Copy all entries without alteration and skip the pictures they hold.

=== Provided data ===

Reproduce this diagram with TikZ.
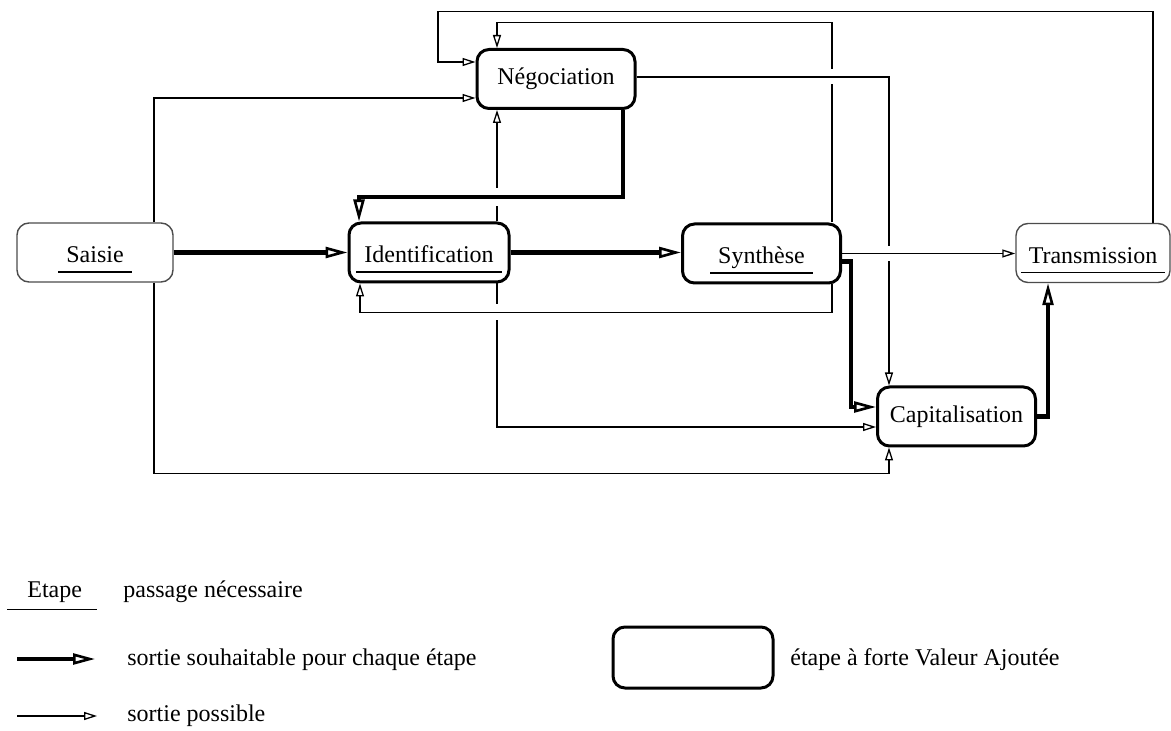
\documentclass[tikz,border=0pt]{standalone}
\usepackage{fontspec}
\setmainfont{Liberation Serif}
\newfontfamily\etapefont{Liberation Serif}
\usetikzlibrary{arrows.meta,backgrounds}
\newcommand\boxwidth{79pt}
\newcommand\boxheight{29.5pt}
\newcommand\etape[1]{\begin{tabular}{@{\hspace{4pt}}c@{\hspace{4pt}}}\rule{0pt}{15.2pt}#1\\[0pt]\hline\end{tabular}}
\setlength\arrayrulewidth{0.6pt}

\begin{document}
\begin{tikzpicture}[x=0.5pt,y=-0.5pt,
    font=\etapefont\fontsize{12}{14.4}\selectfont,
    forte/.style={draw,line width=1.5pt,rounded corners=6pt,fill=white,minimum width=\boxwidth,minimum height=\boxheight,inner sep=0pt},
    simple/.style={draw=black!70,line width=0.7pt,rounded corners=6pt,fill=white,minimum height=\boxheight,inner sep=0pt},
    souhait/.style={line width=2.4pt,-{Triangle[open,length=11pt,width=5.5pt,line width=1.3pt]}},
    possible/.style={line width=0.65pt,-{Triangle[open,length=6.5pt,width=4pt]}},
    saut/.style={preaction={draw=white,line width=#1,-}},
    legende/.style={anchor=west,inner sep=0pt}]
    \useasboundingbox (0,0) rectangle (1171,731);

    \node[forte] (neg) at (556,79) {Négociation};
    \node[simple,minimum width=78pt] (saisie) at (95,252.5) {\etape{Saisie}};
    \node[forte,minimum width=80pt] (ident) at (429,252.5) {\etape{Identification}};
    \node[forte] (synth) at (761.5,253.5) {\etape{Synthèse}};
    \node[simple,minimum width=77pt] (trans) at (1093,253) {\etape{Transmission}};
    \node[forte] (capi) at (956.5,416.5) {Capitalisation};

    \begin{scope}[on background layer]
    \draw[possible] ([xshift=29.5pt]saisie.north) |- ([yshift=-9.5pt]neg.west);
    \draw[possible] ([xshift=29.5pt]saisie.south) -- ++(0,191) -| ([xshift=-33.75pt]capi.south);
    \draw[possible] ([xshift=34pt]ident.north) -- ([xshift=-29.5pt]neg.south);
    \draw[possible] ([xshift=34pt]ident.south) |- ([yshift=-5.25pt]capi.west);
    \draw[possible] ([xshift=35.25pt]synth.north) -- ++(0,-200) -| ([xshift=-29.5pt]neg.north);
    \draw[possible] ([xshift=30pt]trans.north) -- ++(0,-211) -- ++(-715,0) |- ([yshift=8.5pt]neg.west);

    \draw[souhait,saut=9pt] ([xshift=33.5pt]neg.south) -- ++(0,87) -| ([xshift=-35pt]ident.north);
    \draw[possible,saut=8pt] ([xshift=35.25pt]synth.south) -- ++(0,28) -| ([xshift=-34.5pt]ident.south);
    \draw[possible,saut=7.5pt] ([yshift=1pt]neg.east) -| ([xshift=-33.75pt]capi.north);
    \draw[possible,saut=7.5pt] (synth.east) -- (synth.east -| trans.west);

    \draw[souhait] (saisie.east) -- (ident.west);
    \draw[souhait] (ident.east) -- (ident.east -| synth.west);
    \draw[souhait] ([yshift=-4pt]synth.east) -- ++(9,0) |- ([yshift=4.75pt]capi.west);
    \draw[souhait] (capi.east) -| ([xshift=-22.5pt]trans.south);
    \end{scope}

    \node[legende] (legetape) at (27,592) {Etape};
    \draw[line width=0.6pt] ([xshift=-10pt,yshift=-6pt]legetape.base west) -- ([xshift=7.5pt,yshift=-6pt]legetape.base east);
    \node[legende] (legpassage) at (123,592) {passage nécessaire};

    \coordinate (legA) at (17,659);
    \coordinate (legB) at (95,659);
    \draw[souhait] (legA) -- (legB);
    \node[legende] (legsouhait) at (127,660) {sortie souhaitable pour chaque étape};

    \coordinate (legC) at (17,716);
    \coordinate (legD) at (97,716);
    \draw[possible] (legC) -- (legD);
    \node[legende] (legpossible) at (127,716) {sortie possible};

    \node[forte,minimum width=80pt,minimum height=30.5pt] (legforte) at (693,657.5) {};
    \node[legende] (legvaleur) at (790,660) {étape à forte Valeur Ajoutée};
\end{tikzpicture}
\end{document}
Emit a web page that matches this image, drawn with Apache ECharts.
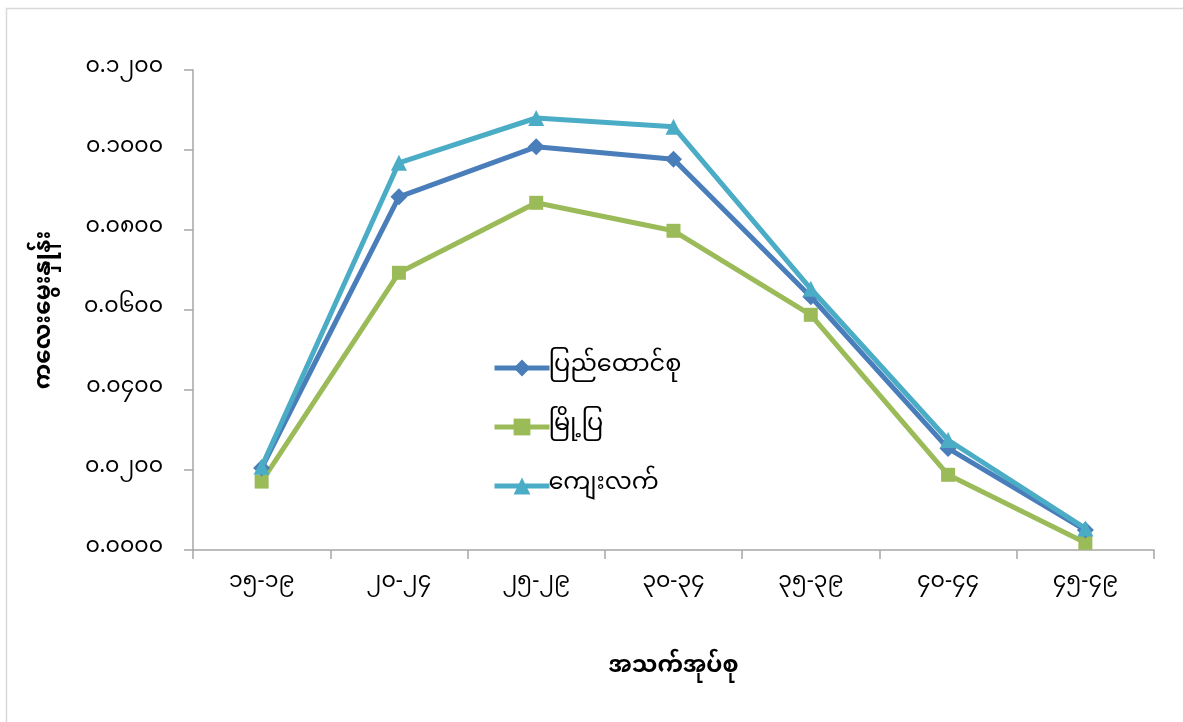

===

Answer for the task —
Reproduce this diagram with TikZ.
\documentclass[tikz,border=0pt]{standalone}
\usepackage{fontspec}
\setmainfont{Liberation Serif}
\newfontfamily\etapefont{Liberation Serif}
\usetikzlibrary{arrows.meta,backgrounds}
\newcommand\boxwidth{79pt}
\newcommand\boxheight{29.5pt}
\newcommand\etape[1]{\begin{tabular}{@{\hspace{4pt}}c@{\hspace{4pt}}}\rule{0pt}{15.2pt}#1\\[0pt]\hline\end{tabular}}
\setlength\arrayrulewidth{0.6pt}

\begin{document}
\begin{tikzpicture}[x=0.5pt,y=-0.5pt,
    font=\etapefont\fontsize{12}{14.4}\selectfont,
    forte/.style={draw,line width=1.5pt,rounded corners=6pt,fill=white,minimum width=\boxwidth,minimum height=\boxheight,inner sep=0pt},
    simple/.style={draw=black!70,line width=0.7pt,rounded corners=6pt,fill=white,minimum height=\boxheight,inner sep=0pt},
    souhait/.style={line width=2.4pt,-{Triangle[open,length=11pt,width=5.5pt,line width=1.3pt]}},
    possible/.style={line width=0.65pt,-{Triangle[open,length=6.5pt,width=4pt]}},
    saut/.style={preaction={draw=white,line width=#1,-}},
    legende/.style={anchor=west,inner sep=0pt}]
    \useasboundingbox (0,0) rectangle (1171,731);

    \node[forte] (neg) at (556,79) {Négociation};
    \node[simple,minimum width=78pt] (saisie) at (95,252.5) {\etape{Saisie}};
    \node[forte,minimum width=80pt] (ident) at (429,252.5) {\etape{Identification}};
    \node[forte] (synth) at (761.5,253.5) {\etape{Synthèse}};
    \node[simple,minimum width=77pt] (trans) at (1093,253) {\etape{Transmission}};
    \node[forte] (capi) at (956.5,416.5) {Capitalisation};

    \begin{scope}[on background layer]
    \draw[possible] ([xshift=29.5pt]saisie.north) |- ([yshift=-9.5pt]neg.west);
    \draw[possible] ([xshift=29.5pt]saisie.south) -- ++(0,191) -| ([xshift=-33.75pt]capi.south);
    \draw[possible] ([xshift=34pt]ident.north) -- ([xshift=-29.5pt]neg.south);
    \draw[possible] ([xshift=34pt]ident.south) |- ([yshift=-5.25pt]capi.west);
    \draw[possible] ([xshift=35.25pt]synth.north) -- ++(0,-200) -| ([xshift=-29.5pt]neg.north);
    \draw[possible] ([xshift=30pt]trans.north) -- ++(0,-211) -- ++(-715,0) |- ([yshift=8.5pt]neg.west);

    \draw[souhait,saut=9pt] ([xshift=33.5pt]neg.south) -- ++(0,87) -| ([xshift=-35pt]ident.north);
    \draw[possible,saut=8pt] ([xshift=35.25pt]synth.south) -- ++(0,28) -| ([xshift=-34.5pt]ident.south);
    \draw[possible,saut=7.5pt] ([yshift=1pt]neg.east) -| ([xshift=-33.75pt]capi.north);
    \draw[possible,saut=7.5pt] (synth.east) -- (synth.east -| trans.west);

    \draw[souhait] (saisie.east) -- (ident.west);
    \draw[souhait] (ident.east) -- (ident.east -| synth.west);
    \draw[souhait] ([yshift=-4pt]synth.east) -- ++(9,0) |- ([yshift=4.75pt]capi.west);
    \draw[souhait] (capi.east) -| ([xshift=-22.5pt]trans.south);
    \end{scope}

    \node[legende] (legetape) at (27,592) {Etape};
    \draw[line width=0.6pt] ([xshift=-10pt,yshift=-6pt]legetape.base west) -- ([xshift=7.5pt,yshift=-6pt]legetape.base east);
    \node[legende] (legpassage) at (123,592) {passage nécessaire};

    \coordinate (legA) at (17,659);
    \coordinate (legB) at (95,659);
    \draw[souhait] (legA) -- (legB);
    \node[legende] (legsouhait) at (127,660) {sortie souhaitable pour chaque étape};

    \coordinate (legC) at (17,716);
    \coordinate (legD) at (97,716);
    \draw[possible] (legC) -- (legD);
    \node[legende] (legpossible) at (127,716) {sortie possible};

    \node[forte,minimum width=80pt,minimum height=30.5pt] (legforte) at (693,657.5) {};
    \node[legende] (legvaleur) at (790,660) {étape à forte Valeur Ajoutée};
\end{tikzpicture}
\end{document}
Emit a web page that matches this image, drawn with Apache ECharts.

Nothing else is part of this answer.